2011年にいわゆる「給費制」が廃止されて以来、無給での司法修習を余儀なくされてきた司法修習生の経済的困窮が緩和されることとなったのは、ひとえに国民の皆様、国会議員の皆様、法務省を始めとする関係各省庁及び最高裁判所のご理解とご協力があったからであり、心から感謝申し上げます。
しかし、取り組むべき課題は依然として残されています。
修習専念義務が課され、原則として副業が禁止されている司法修習生にとって、本法による給付金額は、経済的不安なく司法修習を行うためには決して十分とは言えません。司法修習制度は、三権の一翼たる司法を担う法曹として、必要な能力、見識及び倫理観を習得するために必要不可欠な制度です。こうした制度の重要性を踏まえれば、より充実した司法修習を実現させるべく、司法修習生に対する適正な給付金額について引き続き検討していかなければなりません。
また、本法では、無給での司法修習を余儀なくされた第65期から第70期までの司法修習生に関しては何も触れられていません。
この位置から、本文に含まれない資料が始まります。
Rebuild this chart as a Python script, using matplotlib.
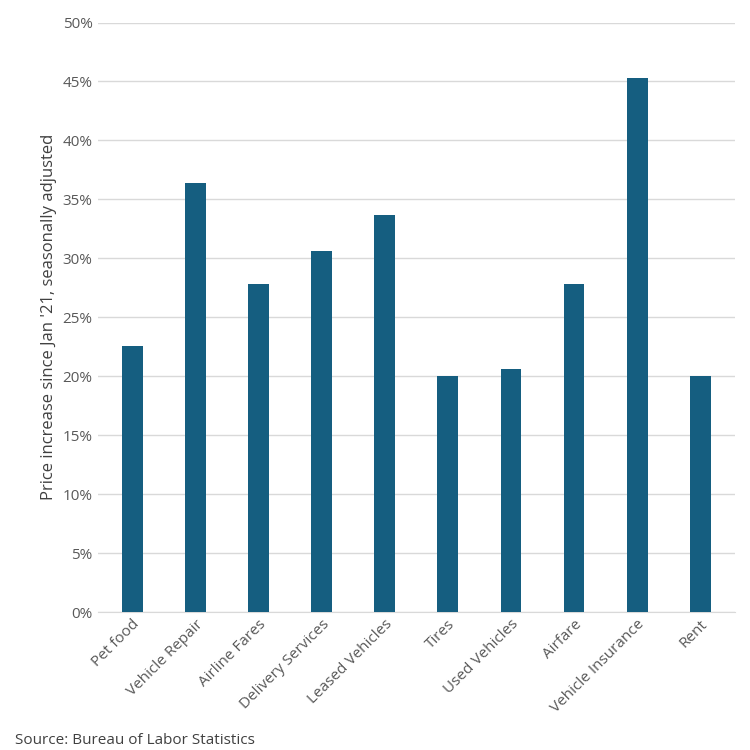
import matplotlib.pyplot as plt
from matplotlib.ticker import PercentFormatter

categories = ["Pet food", "Vehicle Repair", "Airline Fares", "Delivery Services",
              "Leased Vehicles", "Tires", "Used Vehicles", "Airfare",
              "Vehicle Insurance", "Rent"]
increase = [22.6, 36.4, 27.8, 30.6, 33.7, 20.0, 20.6, 27.8, 45.3, 20.0]

plt.rcParams["font.family"] = ["Open Sans", "DejaVu Sans"]

fig = plt.figure(figsize=(7.5, 7.5), dpi=100)
ax = fig.add_axes([0.13, 0.184, 0.85, 0.786])
ax.bar(range(len(categories)), increase, width=0.33, color="#155E80", zorder=3)

ax.set_ylim(0, 50)
ax.set_xlim(-0.55, len(categories) - 0.45)
ax.set_yticks(range(0, 51, 5))
ax.yaxis.set_major_formatter(PercentFormatter(decimals=0))
ax.grid(axis="y", color="#D9D9D9", linewidth=1, zorder=0)
for s in ["top", "right", "left"]:
    ax.spines[s].set_visible(False)
ax.spines["bottom"].set_color("#D9D9D9")
ax.tick_params(axis="both", length=0, colors="#595959", labelsize=11)
ax.set_xticks(range(len(categories)))
ax.set_xticklabels(categories, rotation=45, ha="right", rotation_mode="anchor")
ax.set_ylabel("Price increase since Jan '21, seasonally adjusted",
              fontsize=12, color="#404040")

fig.text(0.02, 0.008, "Source: Bureau of Labor Statistics", fontsize=11, color="#404040")
fig.savefig("out.png")
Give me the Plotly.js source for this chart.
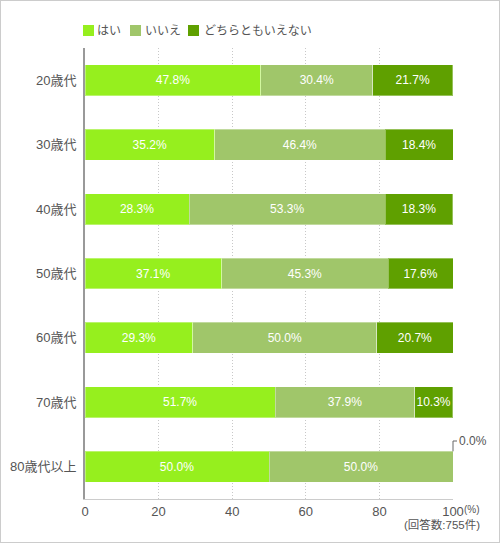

これら給費を受けていない、いわゆる狭間世代も、給費制のもとで修習した旧第65期、第64期以前及び本法制度で修習する第71期以降の司法修習生と同じく修習専念義務を課された者ですから、それに見合った給費を受給すべき立場にあります。しかし、第65期の法曹のうち、貸与金の支給を受けた人は、早くも2018年7月から貸与金の返還を迫られるため、狭間世代への給費制度に代わる是正措置の整備は、早急に取り組まなければならない課題です。
以上のように、本法成立後も、適正な給付額の実現及び狭間世代への給費制度に代わる是正措置の整備という2つの大きな課題が残されています。
当会としては、今回の修習給付金創設に込められた皆様からの弁護士に対する期待に応えるべく、より一層、基本的人権の擁護と社会正義の実現のための諸活動に注力すると同時に、今後も、皆様のご理解を得て、こうした給付額の適正化と狭間世代への給費実現という課題を解消すべく、引き続き運動を継続していく所存です。